(EXERCISE DIRECTIONS) Quote the data below in full, minus the images.

(DATASET EXCERPT)
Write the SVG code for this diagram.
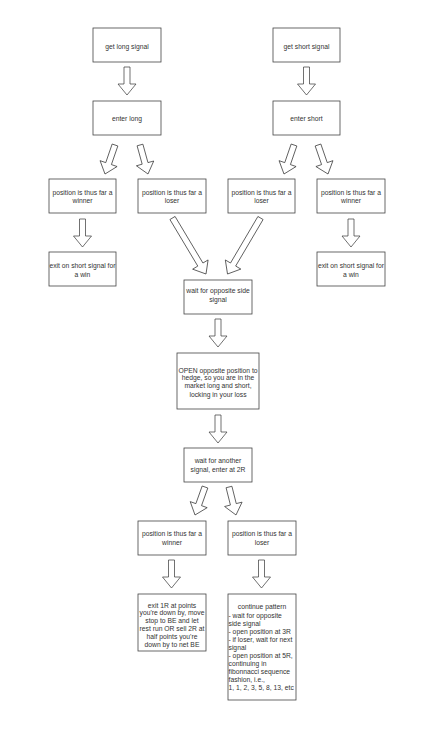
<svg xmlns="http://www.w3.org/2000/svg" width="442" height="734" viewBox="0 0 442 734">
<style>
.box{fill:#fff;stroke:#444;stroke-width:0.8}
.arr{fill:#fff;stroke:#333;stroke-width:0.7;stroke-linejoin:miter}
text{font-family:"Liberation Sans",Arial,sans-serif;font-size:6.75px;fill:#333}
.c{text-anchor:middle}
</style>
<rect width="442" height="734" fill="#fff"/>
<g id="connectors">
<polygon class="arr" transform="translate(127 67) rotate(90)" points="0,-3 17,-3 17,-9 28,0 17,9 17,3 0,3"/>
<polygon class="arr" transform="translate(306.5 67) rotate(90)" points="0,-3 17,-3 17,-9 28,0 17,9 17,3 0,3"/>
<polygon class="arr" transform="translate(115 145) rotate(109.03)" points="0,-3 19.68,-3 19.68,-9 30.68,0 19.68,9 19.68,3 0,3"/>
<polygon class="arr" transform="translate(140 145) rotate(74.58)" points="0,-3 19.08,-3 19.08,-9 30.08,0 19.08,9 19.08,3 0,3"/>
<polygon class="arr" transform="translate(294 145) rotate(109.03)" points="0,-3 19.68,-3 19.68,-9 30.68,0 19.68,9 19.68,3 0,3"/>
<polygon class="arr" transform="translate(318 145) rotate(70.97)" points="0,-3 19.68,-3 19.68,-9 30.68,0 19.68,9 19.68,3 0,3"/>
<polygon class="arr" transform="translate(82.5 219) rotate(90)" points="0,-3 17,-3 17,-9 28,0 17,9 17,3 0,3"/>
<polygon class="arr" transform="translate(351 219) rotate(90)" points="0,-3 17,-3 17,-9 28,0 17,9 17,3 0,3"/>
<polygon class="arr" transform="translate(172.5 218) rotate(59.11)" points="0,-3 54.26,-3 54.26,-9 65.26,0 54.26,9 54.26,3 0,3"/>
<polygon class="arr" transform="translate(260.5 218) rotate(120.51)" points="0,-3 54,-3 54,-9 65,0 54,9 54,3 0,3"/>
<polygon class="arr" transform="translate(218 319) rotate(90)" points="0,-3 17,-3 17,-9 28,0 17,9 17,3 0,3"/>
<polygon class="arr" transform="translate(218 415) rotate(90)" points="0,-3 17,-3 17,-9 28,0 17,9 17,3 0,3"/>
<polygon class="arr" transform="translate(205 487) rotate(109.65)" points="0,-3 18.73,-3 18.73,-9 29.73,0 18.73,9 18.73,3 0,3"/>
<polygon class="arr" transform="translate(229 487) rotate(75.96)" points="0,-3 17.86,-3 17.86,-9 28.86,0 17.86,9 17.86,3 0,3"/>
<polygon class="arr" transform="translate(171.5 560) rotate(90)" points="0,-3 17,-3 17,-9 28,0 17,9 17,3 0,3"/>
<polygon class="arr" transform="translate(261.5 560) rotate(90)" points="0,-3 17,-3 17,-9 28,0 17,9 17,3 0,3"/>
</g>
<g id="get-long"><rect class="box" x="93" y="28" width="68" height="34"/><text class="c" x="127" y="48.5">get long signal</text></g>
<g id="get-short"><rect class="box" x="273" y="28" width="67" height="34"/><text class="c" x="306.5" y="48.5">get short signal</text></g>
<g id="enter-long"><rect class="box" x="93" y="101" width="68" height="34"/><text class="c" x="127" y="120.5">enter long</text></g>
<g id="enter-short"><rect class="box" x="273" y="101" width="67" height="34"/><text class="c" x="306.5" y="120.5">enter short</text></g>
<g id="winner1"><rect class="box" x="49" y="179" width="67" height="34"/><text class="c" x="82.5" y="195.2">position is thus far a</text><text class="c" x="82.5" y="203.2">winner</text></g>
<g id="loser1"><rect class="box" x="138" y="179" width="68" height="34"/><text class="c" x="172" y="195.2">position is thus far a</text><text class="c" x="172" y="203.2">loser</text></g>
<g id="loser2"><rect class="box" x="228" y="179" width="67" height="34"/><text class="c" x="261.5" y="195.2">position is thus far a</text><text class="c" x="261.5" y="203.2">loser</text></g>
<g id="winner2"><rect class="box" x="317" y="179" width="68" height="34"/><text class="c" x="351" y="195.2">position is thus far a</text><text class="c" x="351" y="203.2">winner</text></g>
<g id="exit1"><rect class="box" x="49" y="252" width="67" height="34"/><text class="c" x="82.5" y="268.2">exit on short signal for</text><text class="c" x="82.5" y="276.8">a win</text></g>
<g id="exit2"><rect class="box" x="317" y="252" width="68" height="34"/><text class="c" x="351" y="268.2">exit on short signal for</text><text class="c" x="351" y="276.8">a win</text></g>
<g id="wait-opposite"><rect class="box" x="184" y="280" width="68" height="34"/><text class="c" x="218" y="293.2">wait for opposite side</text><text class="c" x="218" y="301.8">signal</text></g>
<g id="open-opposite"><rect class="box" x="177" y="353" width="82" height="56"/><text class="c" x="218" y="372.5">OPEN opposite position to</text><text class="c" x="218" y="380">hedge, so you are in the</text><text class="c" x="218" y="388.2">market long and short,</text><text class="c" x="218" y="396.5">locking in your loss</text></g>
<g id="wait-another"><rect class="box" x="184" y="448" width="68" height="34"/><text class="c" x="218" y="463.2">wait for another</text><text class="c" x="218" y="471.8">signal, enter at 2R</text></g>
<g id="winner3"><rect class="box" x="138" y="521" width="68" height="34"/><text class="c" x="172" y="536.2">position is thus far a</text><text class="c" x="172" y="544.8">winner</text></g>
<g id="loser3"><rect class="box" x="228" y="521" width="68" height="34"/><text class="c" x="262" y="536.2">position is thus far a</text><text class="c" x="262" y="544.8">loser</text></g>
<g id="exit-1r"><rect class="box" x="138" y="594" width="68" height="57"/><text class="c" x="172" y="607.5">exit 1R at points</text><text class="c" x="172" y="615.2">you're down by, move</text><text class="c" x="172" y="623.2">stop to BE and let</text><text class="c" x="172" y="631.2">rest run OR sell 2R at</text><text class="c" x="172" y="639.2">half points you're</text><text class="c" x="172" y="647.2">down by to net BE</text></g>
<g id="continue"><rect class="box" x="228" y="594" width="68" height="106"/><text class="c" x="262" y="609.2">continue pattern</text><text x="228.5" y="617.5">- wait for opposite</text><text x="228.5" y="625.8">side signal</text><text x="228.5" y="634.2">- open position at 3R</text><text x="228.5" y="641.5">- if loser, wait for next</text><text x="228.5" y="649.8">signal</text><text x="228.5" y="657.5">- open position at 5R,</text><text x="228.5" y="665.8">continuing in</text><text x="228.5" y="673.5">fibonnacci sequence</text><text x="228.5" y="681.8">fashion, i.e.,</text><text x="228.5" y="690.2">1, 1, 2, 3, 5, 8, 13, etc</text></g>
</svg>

(COMPLETE RESPONSE)
Write the SVG code for this diagram.
<svg xmlns="http://www.w3.org/2000/svg" width="442" height="734" viewBox="0 0 442 734">
<style>
.box{fill:#fff;stroke:#444;stroke-width:0.8}
.arr{fill:#fff;stroke:#333;stroke-width:0.7;stroke-linejoin:miter}
text{font-family:"Liberation Sans",Arial,sans-serif;font-size:6.75px;fill:#333}
.c{text-anchor:middle}
</style>
<rect width="442" height="734" fill="#fff"/>
<g id="connectors">
<polygon class="arr" transform="translate(127 67) rotate(90)" points="0,-3 17,-3 17,-9 28,0 17,9 17,3 0,3"/>
<polygon class="arr" transform="translate(306.5 67) rotate(90)" points="0,-3 17,-3 17,-9 28,0 17,9 17,3 0,3"/>
<polygon class="arr" transform="translate(115 145) rotate(109.03)" points="0,-3 19.68,-3 19.68,-9 30.68,0 19.68,9 19.68,3 0,3"/>
<polygon class="arr" transform="translate(140 145) rotate(74.58)" points="0,-3 19.08,-3 19.08,-9 30.08,0 19.08,9 19.08,3 0,3"/>
<polygon class="arr" transform="translate(294 145) rotate(109.03)" points="0,-3 19.68,-3 19.68,-9 30.68,0 19.68,9 19.68,3 0,3"/>
<polygon class="arr" transform="translate(318 145) rotate(70.97)" points="0,-3 19.68,-3 19.68,-9 30.68,0 19.68,9 19.68,3 0,3"/>
<polygon class="arr" transform="translate(82.5 219) rotate(90)" points="0,-3 17,-3 17,-9 28,0 17,9 17,3 0,3"/>
<polygon class="arr" transform="translate(351 219) rotate(90)" points="0,-3 17,-3 17,-9 28,0 17,9 17,3 0,3"/>
<polygon class="arr" transform="translate(172.5 218) rotate(59.11)" points="0,-3 54.26,-3 54.26,-9 65.26,0 54.26,9 54.26,3 0,3"/>
<polygon class="arr" transform="translate(260.5 218) rotate(120.51)" points="0,-3 54,-3 54,-9 65,0 54,9 54,3 0,3"/>
<polygon class="arr" transform="translate(218 319) rotate(90)" points="0,-3 17,-3 17,-9 28,0 17,9 17,3 0,3"/>
<polygon class="arr" transform="translate(218 415) rotate(90)" points="0,-3 17,-3 17,-9 28,0 17,9 17,3 0,3"/>
<polygon class="arr" transform="translate(205 487) rotate(109.65)" points="0,-3 18.73,-3 18.73,-9 29.73,0 18.73,9 18.73,3 0,3"/>
<polygon class="arr" transform="translate(229 487) rotate(75.96)" points="0,-3 17.86,-3 17.86,-9 28.86,0 17.86,9 17.86,3 0,3"/>
<polygon class="arr" transform="translate(171.5 560) rotate(90)" points="0,-3 17,-3 17,-9 28,0 17,9 17,3 0,3"/>
<polygon class="arr" transform="translate(261.5 560) rotate(90)" points="0,-3 17,-3 17,-9 28,0 17,9 17,3 0,3"/>
</g>
<g id="get-long"><rect class="box" x="93" y="28" width="68" height="34"/><text class="c" x="127" y="48.5">get long signal</text></g>
<g id="get-short"><rect class="box" x="273" y="28" width="67" height="34"/><text class="c" x="306.5" y="48.5">get short signal</text></g>
<g id="enter-long"><rect class="box" x="93" y="101" width="68" height="34"/><text class="c" x="127" y="120.5">enter long</text></g>
<g id="enter-short"><rect class="box" x="273" y="101" width="67" height="34"/><text class="c" x="306.5" y="120.5">enter short</text></g>
<g id="winner1"><rect class="box" x="49" y="179" width="67" height="34"/><text class="c" x="82.5" y="195.2">position is thus far a</text><text class="c" x="82.5" y="203.2">winner</text></g>
<g id="loser1"><rect class="box" x="138" y="179" width="68" height="34"/><text class="c" x="172" y="195.2">position is thus far a</text><text class="c" x="172" y="203.2">loser</text></g>
<g id="loser2"><rect class="box" x="228" y="179" width="67" height="34"/><text class="c" x="261.5" y="195.2">position is thus far a</text><text class="c" x="261.5" y="203.2">loser</text></g>
<g id="winner2"><rect class="box" x="317" y="179" width="68" height="34"/><text class="c" x="351" y="195.2">position is thus far a</text><text class="c" x="351" y="203.2">winner</text></g>
<g id="exit1"><rect class="box" x="49" y="252" width="67" height="34"/><text class="c" x="82.5" y="268.2">exit on short signal for</text><text class="c" x="82.5" y="276.8">a win</text></g>
<g id="exit2"><rect class="box" x="317" y="252" width="68" height="34"/><text class="c" x="351" y="268.2">exit on short signal for</text><text class="c" x="351" y="276.8">a win</text></g>
<g id="wait-opposite"><rect class="box" x="184" y="280" width="68" height="34"/><text class="c" x="218" y="293.2">wait for opposite side</text><text class="c" x="218" y="301.8">signal</text></g>
<g id="open-opposite"><rect class="box" x="177" y="353" width="82" height="56"/><text class="c" x="218" y="372.5">OPEN opposite position to</text><text class="c" x="218" y="380">hedge, so you are in the</text><text class="c" x="218" y="388.2">market long and short,</text><text class="c" x="218" y="396.5">locking in your loss</text></g>
<g id="wait-another"><rect class="box" x="184" y="448" width="68" height="34"/><text class="c" x="218" y="463.2">wait for another</text><text class="c" x="218" y="471.8">signal, enter at 2R</text></g>
<g id="winner3"><rect class="box" x="138" y="521" width="68" height="34"/><text class="c" x="172" y="536.2">position is thus far a</text><text class="c" x="172" y="544.8">winner</text></g>
<g id="loser3"><rect class="box" x="228" y="521" width="68" height="34"/><text class="c" x="262" y="536.2">position is thus far a</text><text class="c" x="262" y="544.8">loser</text></g>
<g id="exit-1r"><rect class="box" x="138" y="594" width="68" height="57"/><text class="c" x="172" y="607.5">exit 1R at points</text><text class="c" x="172" y="615.2">you're down by, move</text><text class="c" x="172" y="623.2">stop to BE and let</text><text class="c" x="172" y="631.2">rest run OR sell 2R at</text><text class="c" x="172" y="639.2">half points you're</text><text class="c" x="172" y="647.2">down by to net BE</text></g>
<g id="continue"><rect class="box" x="228" y="594" width="68" height="106"/><text class="c" x="262" y="609.2">continue pattern</text><text x="228.5" y="617.5">- wait for opposite</text><text x="228.5" y="625.8">side signal</text><text x="228.5" y="634.2">- open position at 3R</text><text x="228.5" y="641.5">- if loser, wait for next</text><text x="228.5" y="649.8">signal</text><text x="228.5" y="657.5">- open position at 5R,</text><text x="228.5" y="665.8">continuing in</text><text x="228.5" y="673.5">fibonnacci sequence</text><text x="228.5" y="681.8">fashion, i.e.,</text><text x="228.5" y="690.2">1, 1, 2, 3, 5, 8, 13, etc</text></g>
</svg>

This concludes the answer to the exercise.